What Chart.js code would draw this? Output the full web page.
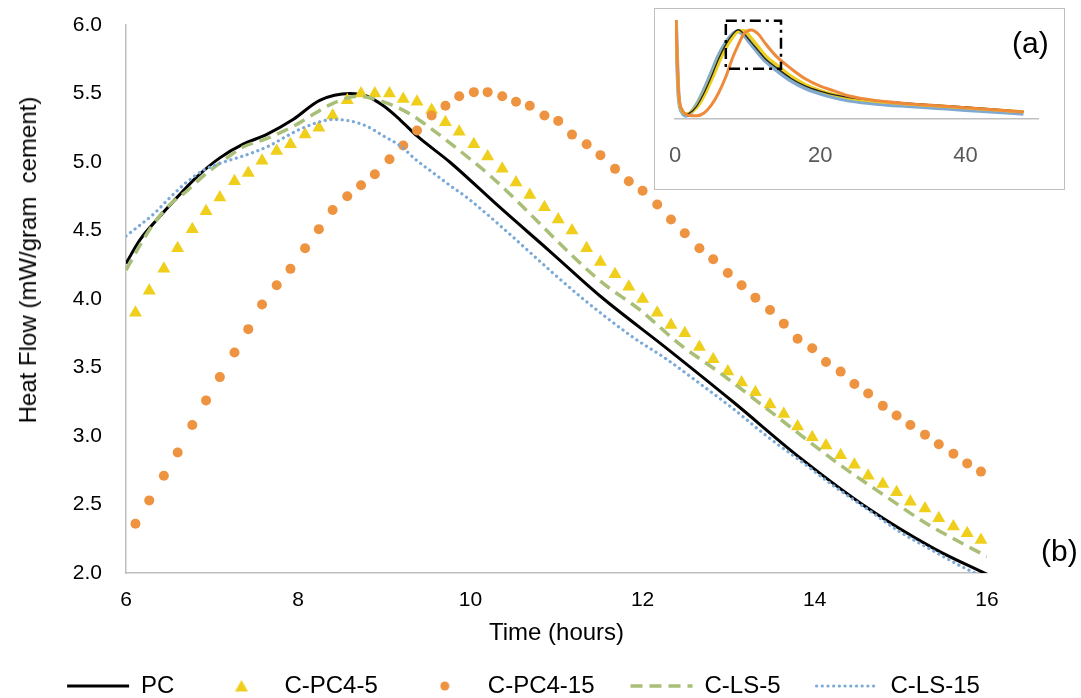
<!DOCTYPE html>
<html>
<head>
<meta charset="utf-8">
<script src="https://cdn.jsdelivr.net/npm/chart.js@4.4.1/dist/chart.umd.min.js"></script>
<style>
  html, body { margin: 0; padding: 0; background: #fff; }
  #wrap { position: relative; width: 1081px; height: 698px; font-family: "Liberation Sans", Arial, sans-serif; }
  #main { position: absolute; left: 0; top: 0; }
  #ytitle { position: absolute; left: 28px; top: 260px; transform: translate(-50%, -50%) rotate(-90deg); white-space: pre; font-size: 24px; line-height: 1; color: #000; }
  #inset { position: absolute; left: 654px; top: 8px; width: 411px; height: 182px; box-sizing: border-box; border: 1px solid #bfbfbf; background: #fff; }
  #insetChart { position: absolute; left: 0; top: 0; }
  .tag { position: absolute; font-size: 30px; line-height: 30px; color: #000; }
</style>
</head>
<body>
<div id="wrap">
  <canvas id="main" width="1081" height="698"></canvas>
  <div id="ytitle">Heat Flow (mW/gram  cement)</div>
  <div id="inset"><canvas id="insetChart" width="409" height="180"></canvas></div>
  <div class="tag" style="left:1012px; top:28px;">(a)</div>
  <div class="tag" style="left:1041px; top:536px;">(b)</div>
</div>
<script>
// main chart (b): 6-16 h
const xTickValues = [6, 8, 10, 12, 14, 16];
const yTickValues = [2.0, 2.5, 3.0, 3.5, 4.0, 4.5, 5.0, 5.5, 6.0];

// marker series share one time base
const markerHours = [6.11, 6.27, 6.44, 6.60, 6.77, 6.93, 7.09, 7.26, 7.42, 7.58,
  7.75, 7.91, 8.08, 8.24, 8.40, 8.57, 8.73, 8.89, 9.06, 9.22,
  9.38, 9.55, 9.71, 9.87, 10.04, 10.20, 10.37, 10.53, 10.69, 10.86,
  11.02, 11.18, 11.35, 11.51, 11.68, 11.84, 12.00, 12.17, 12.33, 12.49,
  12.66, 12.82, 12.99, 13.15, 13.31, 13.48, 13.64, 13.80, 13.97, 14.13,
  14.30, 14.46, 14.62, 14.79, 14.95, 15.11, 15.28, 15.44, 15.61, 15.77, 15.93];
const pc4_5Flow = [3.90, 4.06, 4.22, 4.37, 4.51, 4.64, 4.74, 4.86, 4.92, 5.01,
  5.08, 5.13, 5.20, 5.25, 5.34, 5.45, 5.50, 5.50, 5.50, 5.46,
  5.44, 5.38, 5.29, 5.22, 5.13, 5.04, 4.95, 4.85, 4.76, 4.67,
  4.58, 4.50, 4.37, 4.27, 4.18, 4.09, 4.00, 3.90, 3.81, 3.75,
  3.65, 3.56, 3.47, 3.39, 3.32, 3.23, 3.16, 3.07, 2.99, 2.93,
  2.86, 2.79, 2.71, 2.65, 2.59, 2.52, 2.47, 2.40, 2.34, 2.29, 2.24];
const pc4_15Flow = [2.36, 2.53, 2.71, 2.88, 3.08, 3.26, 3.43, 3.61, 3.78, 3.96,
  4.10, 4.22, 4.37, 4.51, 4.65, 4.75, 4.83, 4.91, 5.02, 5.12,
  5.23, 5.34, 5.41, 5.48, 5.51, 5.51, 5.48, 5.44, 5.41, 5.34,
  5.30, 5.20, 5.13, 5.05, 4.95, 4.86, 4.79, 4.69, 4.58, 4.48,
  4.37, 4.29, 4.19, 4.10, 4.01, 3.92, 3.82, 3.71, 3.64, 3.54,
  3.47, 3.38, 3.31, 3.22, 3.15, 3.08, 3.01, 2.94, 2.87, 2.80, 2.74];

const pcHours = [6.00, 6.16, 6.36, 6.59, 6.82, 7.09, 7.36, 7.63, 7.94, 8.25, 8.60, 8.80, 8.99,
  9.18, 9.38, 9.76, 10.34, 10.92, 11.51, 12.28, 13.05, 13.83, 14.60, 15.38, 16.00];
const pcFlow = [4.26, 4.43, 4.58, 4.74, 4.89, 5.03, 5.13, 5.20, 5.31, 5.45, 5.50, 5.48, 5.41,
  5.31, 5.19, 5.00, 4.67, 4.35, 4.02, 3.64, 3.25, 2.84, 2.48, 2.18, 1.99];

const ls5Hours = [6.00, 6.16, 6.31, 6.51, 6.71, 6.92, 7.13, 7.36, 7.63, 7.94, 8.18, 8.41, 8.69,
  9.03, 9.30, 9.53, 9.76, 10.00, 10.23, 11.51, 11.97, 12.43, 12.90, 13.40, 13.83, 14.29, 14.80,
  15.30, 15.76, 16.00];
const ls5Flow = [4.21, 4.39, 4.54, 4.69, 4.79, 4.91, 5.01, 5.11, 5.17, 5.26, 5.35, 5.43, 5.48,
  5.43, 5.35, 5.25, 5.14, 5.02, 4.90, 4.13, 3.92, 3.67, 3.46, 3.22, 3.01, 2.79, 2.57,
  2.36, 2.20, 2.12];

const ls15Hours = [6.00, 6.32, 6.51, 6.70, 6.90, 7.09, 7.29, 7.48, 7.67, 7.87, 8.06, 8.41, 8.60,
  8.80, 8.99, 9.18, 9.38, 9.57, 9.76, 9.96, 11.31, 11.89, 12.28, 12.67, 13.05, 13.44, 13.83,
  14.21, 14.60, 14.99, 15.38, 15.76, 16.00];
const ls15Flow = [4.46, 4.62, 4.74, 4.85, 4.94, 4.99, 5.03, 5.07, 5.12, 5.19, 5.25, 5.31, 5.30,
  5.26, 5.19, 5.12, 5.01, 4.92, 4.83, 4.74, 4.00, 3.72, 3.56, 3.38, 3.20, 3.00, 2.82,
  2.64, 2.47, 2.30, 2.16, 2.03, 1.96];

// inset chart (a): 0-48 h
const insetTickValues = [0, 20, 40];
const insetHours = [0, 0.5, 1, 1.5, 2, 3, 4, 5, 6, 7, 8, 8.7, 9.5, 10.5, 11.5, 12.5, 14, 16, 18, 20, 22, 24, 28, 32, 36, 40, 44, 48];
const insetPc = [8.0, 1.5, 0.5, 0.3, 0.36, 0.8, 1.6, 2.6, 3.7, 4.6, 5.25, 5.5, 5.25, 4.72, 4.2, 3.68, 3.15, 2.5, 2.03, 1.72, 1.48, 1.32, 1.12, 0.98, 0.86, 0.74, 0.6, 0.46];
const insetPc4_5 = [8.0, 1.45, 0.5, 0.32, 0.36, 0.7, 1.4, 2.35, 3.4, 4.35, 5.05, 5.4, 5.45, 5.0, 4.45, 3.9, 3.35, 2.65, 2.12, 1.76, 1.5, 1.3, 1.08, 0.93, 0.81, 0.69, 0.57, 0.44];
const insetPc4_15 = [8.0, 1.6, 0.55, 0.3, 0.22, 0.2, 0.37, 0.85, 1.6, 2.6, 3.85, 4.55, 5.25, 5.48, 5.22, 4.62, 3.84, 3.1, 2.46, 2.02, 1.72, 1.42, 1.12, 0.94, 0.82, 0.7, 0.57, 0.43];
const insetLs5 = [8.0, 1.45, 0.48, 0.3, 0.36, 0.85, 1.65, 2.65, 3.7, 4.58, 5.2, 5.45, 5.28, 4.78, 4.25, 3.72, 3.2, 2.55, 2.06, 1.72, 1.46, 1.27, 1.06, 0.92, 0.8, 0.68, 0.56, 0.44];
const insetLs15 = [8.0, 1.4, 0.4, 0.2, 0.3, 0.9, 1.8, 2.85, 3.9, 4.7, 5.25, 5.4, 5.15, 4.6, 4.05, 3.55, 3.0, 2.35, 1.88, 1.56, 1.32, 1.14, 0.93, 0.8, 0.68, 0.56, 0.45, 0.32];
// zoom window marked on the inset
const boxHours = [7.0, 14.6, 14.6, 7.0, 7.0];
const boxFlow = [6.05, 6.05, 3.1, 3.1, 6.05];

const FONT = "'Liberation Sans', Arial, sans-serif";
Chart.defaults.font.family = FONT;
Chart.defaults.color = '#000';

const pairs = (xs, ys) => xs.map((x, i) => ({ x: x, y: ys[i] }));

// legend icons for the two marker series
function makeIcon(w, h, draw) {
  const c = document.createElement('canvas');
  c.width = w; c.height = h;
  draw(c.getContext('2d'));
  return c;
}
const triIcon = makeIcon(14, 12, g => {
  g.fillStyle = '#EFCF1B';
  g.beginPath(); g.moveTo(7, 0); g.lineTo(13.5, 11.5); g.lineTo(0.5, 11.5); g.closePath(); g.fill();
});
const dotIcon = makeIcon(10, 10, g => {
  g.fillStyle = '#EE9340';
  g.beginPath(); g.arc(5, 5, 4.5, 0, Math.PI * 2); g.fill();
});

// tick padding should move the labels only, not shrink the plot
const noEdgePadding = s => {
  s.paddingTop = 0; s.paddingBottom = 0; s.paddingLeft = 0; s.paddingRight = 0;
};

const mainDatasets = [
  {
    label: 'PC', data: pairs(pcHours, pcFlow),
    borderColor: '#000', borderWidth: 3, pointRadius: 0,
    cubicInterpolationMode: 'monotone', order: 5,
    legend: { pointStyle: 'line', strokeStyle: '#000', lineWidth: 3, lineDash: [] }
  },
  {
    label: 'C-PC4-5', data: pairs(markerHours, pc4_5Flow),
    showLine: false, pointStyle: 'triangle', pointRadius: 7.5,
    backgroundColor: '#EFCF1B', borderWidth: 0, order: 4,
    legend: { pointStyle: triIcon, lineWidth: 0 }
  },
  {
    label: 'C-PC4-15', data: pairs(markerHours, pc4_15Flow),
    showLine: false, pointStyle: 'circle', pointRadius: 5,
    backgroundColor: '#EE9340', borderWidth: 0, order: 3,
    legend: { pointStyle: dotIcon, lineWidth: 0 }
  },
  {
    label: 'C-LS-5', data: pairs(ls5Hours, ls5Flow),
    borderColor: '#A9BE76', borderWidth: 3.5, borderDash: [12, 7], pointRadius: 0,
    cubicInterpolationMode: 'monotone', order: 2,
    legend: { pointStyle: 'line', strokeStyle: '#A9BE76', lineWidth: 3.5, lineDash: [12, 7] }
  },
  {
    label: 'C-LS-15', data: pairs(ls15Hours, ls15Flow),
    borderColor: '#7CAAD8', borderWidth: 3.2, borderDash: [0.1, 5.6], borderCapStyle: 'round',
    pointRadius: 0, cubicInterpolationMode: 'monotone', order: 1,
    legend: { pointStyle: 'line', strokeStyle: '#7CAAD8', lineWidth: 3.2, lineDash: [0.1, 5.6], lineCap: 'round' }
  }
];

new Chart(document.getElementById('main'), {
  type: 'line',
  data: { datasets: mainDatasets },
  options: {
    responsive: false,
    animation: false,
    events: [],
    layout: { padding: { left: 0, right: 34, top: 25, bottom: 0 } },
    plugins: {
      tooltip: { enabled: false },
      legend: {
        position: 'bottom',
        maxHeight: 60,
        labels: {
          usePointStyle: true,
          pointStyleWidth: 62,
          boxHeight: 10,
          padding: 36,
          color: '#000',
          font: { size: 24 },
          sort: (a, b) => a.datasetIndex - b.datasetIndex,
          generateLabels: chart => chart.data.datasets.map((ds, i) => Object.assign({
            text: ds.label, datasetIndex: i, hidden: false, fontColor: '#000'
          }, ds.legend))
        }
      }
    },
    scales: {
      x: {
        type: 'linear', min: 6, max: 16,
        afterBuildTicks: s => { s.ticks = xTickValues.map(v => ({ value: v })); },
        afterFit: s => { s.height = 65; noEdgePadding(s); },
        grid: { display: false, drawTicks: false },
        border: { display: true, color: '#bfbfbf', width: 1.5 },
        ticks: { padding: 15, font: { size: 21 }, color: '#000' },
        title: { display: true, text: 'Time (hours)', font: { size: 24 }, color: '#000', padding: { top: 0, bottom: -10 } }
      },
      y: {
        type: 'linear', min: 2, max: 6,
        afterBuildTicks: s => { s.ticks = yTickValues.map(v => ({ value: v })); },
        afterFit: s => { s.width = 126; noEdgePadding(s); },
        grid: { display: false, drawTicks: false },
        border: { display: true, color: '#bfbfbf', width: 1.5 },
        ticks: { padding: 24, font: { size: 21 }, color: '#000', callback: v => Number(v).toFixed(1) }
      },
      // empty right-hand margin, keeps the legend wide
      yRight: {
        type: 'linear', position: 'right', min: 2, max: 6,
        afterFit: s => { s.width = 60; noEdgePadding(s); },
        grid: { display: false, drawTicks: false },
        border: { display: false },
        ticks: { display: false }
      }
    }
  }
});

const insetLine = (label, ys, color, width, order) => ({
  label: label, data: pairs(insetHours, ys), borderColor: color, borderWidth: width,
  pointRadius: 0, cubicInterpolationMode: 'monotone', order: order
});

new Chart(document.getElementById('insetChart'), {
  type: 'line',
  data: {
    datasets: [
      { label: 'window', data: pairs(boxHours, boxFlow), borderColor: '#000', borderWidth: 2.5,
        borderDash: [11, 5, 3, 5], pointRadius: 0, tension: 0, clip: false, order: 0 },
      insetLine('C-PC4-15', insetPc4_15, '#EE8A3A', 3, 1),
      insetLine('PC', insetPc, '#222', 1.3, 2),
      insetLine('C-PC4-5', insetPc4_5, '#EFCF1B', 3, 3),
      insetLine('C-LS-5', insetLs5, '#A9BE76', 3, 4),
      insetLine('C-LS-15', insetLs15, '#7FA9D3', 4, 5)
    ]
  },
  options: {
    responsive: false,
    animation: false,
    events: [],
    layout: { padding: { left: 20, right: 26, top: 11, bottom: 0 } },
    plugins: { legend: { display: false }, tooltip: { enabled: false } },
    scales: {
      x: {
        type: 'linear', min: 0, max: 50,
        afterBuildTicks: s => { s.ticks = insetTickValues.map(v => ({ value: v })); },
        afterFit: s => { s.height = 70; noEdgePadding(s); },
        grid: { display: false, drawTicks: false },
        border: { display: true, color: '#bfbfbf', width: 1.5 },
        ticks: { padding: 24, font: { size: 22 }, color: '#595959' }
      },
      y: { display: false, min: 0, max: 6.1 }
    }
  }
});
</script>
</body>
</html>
•••••
Task directions → Leave the pictures out and reproduce exactly the lines from the top of the listing above through the line with "5.0, 5.5, 6.0];".

Correct response →
What Chart.js code would draw this? Output the full web page.
<!DOCTYPE html>
<html>
<head>
<meta charset="utf-8">
<script src="https://cdn.jsdelivr.net/npm/chart.js@4.4.1/dist/chart.umd.min.js"></script>
<style>
  html, body { margin: 0; padding: 0; background: #fff; }
  #wrap { position: relative; width: 1081px; height: 698px; font-family: "Liberation Sans", Arial, sans-serif; }
  #main { position: absolute; left: 0; top: 0; }
  #ytitle { position: absolute; left: 28px; top: 260px; transform: translate(-50%, -50%) rotate(-90deg); white-space: pre; font-size: 24px; line-height: 1; color: #000; }
  #inset { position: absolute; left: 654px; top: 8px; width: 411px; height: 182px; box-sizing: border-box; border: 1px solid #bfbfbf; background: #fff; }
  #insetChart { position: absolute; left: 0; top: 0; }
  .tag { position: absolute; font-size: 30px; line-height: 30px; color: #000; }
</style>
</head>
<body>
<div id="wrap">
  <canvas id="main" width="1081" height="698"></canvas>
  <div id="ytitle">Heat Flow (mW/gram  cement)</div>
  <div id="inset"><canvas id="insetChart" width="409" height="180"></canvas></div>
  <div class="tag" style="left:1012px; top:28px;">(a)</div>
  <div class="tag" style="left:1041px; top:536px;">(b)</div>
</div>
<script>
// main chart (b): 6-16 h
const xTickValues = [6, 8, 10, 12, 14, 16];
const yTickValues = [2.0, 2.5, 3.0, 3.5, 4.0, 4.5, 5.0, 5.5, 6.0];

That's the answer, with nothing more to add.